Royal Roads meets Accessible BC Act requirements

A group of young people in conversation in a library. One person is in a wheelchair. Two others are seated on one level of a riser or step, the fourth person sits up a bit higher on the next riser.

Today marks the date set by Government of British Columbia for public sector organizations to establish an accessibility committee, an accessibility plan and build a tool to receive feedback, under its Accessible British Columbia Act. 

Over the past few months, a project team comprised of members from the Office of Human Rights and EDI, Operations and Resilience, Student Services, Communications, and Human Resources, engaged the Royal Roads community, conducted research, attended workshops and consulted with disability advocates to create Royal Roads’ first institutional Accessibility Plan, to make the university more accessible and inclusive for persons with visible and invisible disabilities. 

A 13-member RRU Accessibility Committee has also been created, including appointed members from different areas of the university, as well as members who were selected through a call for applications. The committee includes staff, student, faculty, alumni and public membership and is comprised of people who bring knowledge, lived experience and skills needed to guide the university on this work.

“While developing an Accessibility Plan, creating a committee and a mechanism to get feedback are requirements under the Accessible BC Act, we are taking this opportunity to consolidate and build on the good work already underway in many areas of the university to make it more inclusive,” says Alejandro Campos-Garcia, the Associate Director of Human Rights and EDI at RRU. “The Accessibility Committee will provide consistent guidance and help harness the power of the people, place and purpose to make inclusion the default instead of an afterthought.”

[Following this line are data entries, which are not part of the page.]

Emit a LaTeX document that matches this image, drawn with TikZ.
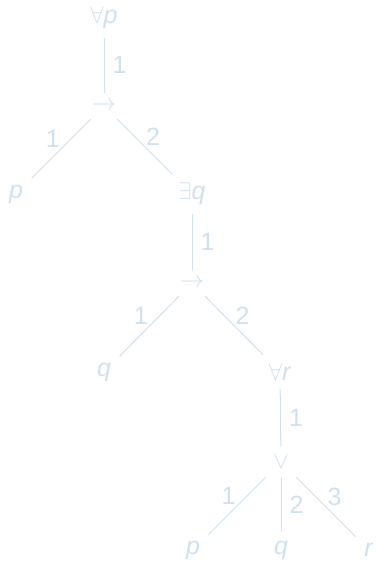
\documentclass[tikz,border=0pt]{standalone}
\usepackage{fontspec}
\setmainfont{Liberation Sans}
\definecolor{treecol}{RGB}{208,225,238}
\begin{document}
\begin{tikzpicture}[x=0.5pt,y=-0.5pt,
  every node/.style={text=treecol, font=\fontsize{12.5}{15}\selectfont},
  tn/.style={outer sep=1pt},
  lab/.style={inner sep=2pt},
  dlab/.style={inner sep=0.5pt},
  edge/.style={draw=treecol, line width=0.5pt}]
\useasboundingbox (0,0) rectangle (377,562);
\node[tn] (fa) at (104,18) {$\forall$\textit{p}};
\node[tn] (im1) at (104,106) {$\rightarrow$};
\node[tn] (p1) at (16,194) {\textit{p}};
\node[tn] (ex) at (192,194) {$\exists$\textit{q}};
\node[tn] (im2) at (192,283) {$\rightarrow$};
\node[tn] (q1) at (104,372) {\textit{q}};
\node[tn] (fr) at (280,372) {$\forall$\textit{r}};
\node[tn] (or) at (281,462) {$\vee$};
\node[tn] (p2) at (193,550) {\textit{p}};
\node[tn] (q2) at (281,550) {\textit{q}};
\node[tn] (r2) at (369,550) {\textit{r}};
\draw[edge] (fa) -- node[lab,right=2pt] {1} (im1);
\draw[edge] (im1) -- node[dlab,above left] {1} (p1);
\draw[edge] (im1) -- node[dlab,above right] {2} (ex);
\draw[edge] (ex) -- node[lab,right=2pt] {1} (im2);
\draw[edge] (im2) -- node[dlab,above left] {1} (q1);
\draw[edge] (im2) -- node[dlab,above right] {2} (fr);
\draw[edge] (fr) -- node[lab,right=2pt] {1} (or);
\draw[edge] (or) -- node[dlab,above left] {1} (p2);
\draw[edge] (or) -- node[lab,right=2pt] {2} (q2);
\draw[edge] (or) -- node[dlab,above right] {3} (r2);
\end{tikzpicture}
\end{document}
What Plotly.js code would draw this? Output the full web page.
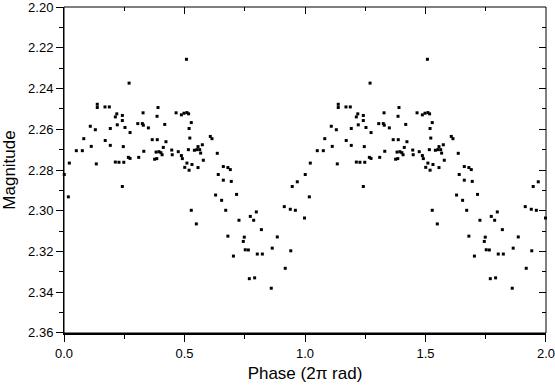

Both the committee and the plan will evolve over time and to continue to become responsive and to add to accessibility supports. 

The third and final requirement under the Act was to build a mechanism to receive feedback on accessibility barriers and suggestions on removing them. An online form and a phone number will allow people to call and share their feedback with the office of Human Rights and EDI. 

While these were necessary steps to bring the university into compliance with the legislation, they also provide a framework for efforts made over the years and build a strong foundation of a more inclusive university environment in which to learn, teach, work and visit.